Trivial television does the same thing in my family. By this I don’t mean the dreaded, “What is the philosophy behind this show?” question forced on a room by a well-meaning parent who spoils the fun. I mean the organic, often random talk that a show can inspire. In our house, this might include sartorial, soteriological, and spiritual insights. Sometimes we simply laugh at shows like Sponge Bob.

We don’t have to do anything but share a wholesome laugh to make the time well spent.

Being What We Are and Enjoying It


This could be summed up with the practical advice: Don’t ever sin, but don’t try to be more than you are.

Youth groups are constantly telling my student to try to live out the “mountain top” experience they had at camp. This is nonsense. Mountaintop experiences are precious, but they are not work-a-day ready. Students can give an intensity of attention to hard intellectual work at a camp like Wheatstone Academy and experience the deeper things of God as a result.

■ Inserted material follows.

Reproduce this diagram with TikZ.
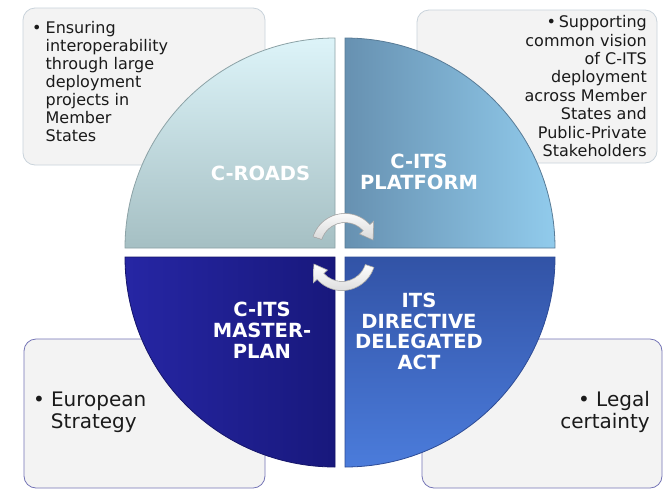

This intensity and commitment would be out of place in the rest of life. Camp, or the mountaintop, is no less real than the work-a-day world, but it is no more real. It is a time and place, but not every time and place.

The same principle applies to marriage. The expectation that we can have a constant honeymoon is a form of greed and a failure of love. When we marry, we marry the whole person as they are on a Monday as well as the way they are on holiday.

Holidays are good times, often the best times, but they are not the entire substance of life.

So my family will continue our trivial pursuits and hope that your family finds your own. If you are looking for a suggestion, you might try watching White Collar together.